NFC Fine Looms for Apple, But Competitive Shifts Costly Over Long Run

Apple Pay

For Apple … First off: the size of the fine may not matter much. But the impact to the business model, to the tech giant’s competitive standing … well, that will matter.

In the European Union, of course, Apple is staring at a fine that will be the equivalent of several billions of dollars, tied to its near field communication (NFC) chip technology utilized in Apple Pay.

At the heart of the matter is how the company allows access to its payments functions, or more accurately, doesn’t allow access. That chip, and by extension, the tap-and-go functionality, are accessible only by Apple Pay.

In terms of the mechanics, the fine could be as much as $27.4 billion, based on a percentage of the latest year’s total top line of $274 billion.

We note that the latest quarterly report and financials show that the company’s cash and equivalents were a bit more than $34 billion — and it’s unlikely to be paid as if the company were simply cutting a check. The fine, of course, will not cause undue hardship on a company that is generating more than $80 billion in operating cash flow annually.

But the NFC chip — which lets data be transferred in the service of making contactless payments — may be cited in the European Commission’s “charge sheet” that will ostensibly list practices by the tech behemoth that, in the commission’s eyes, are anti-competitive. Those charges would come as Dutch antitrust regulators are also looking at Apple Pay and the competitive environment tied to NFC, and by extension whether limiting other payment apps’ access to the chip winds up hobbling end consumers’ freedom of choice.

If changes beyond charges are on the horizon, and Apple is ordered to broaden access to the payments tech, that would thus deepen the competitive environment for payments even as the company continued to roll out hardware that use NFC and Apple Pay to forge connected economies.

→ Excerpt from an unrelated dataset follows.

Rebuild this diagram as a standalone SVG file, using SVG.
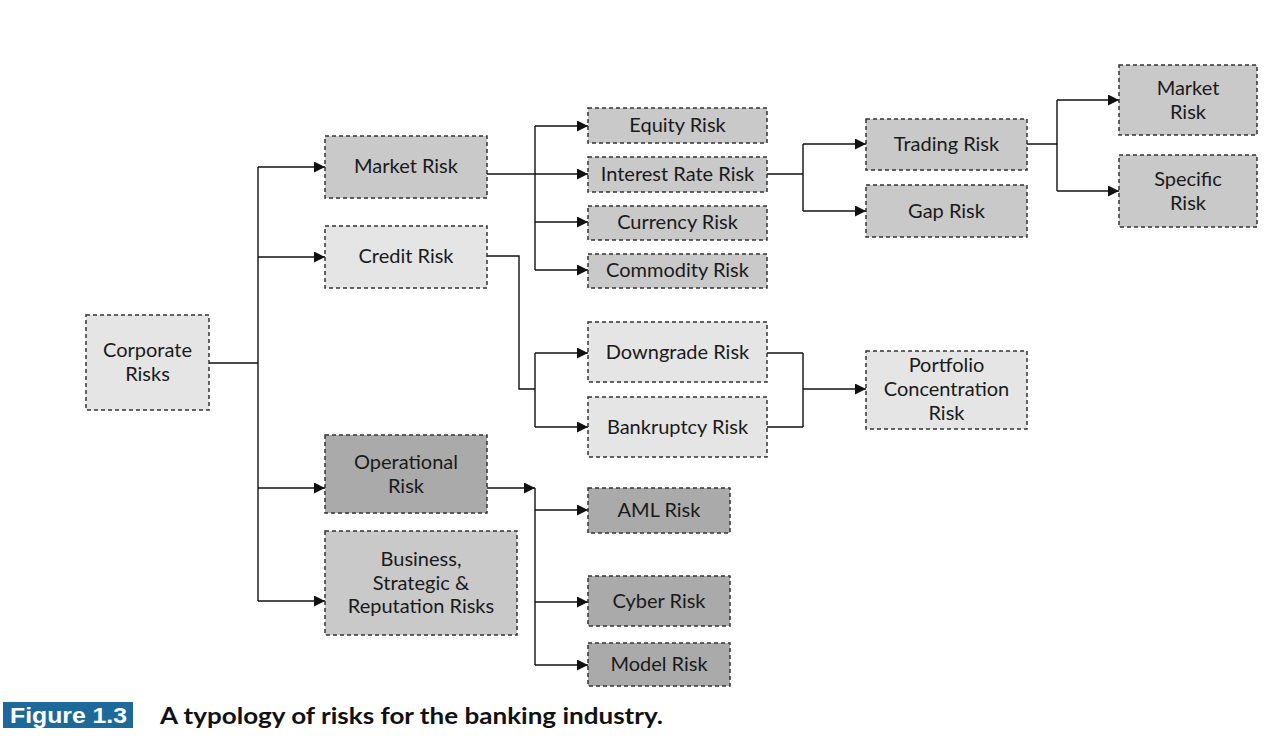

That could have repercussions across the pond. The recent legal jousting with Epic might offer some hint as to what’s to come. Apple, of course, must allow app payments outside of its App Store, which is a bit of sea change for that business model.

Who’s Using Apple Pay

In a recent PYMNTS study, we found that only 6 percent of people with iPhones in the U.S. use Apple Pay in store when that’s a viable option (where, notably, 70 percent of merchants are enabled to accept contactless payments). But within the services segment, where Apple Pay resides as a revenue contributor, the contactless transactions could equal as much as $4 billion in the near term (say, in 2023), according to sites like Statista.

Read also: Seven Years Later, Only 6% of People with iPhones in the US Use Apple Pay In-Store When They Can

The total services line in the latest fiscal year stood at $53.8 billion — so any chipping away at Apple’s payments “positioning” may not move the needle much for the company. But the regulatory gaze is unlikely to falter anytime soon, which in turn signals more changes to the company’s business model on the horizon.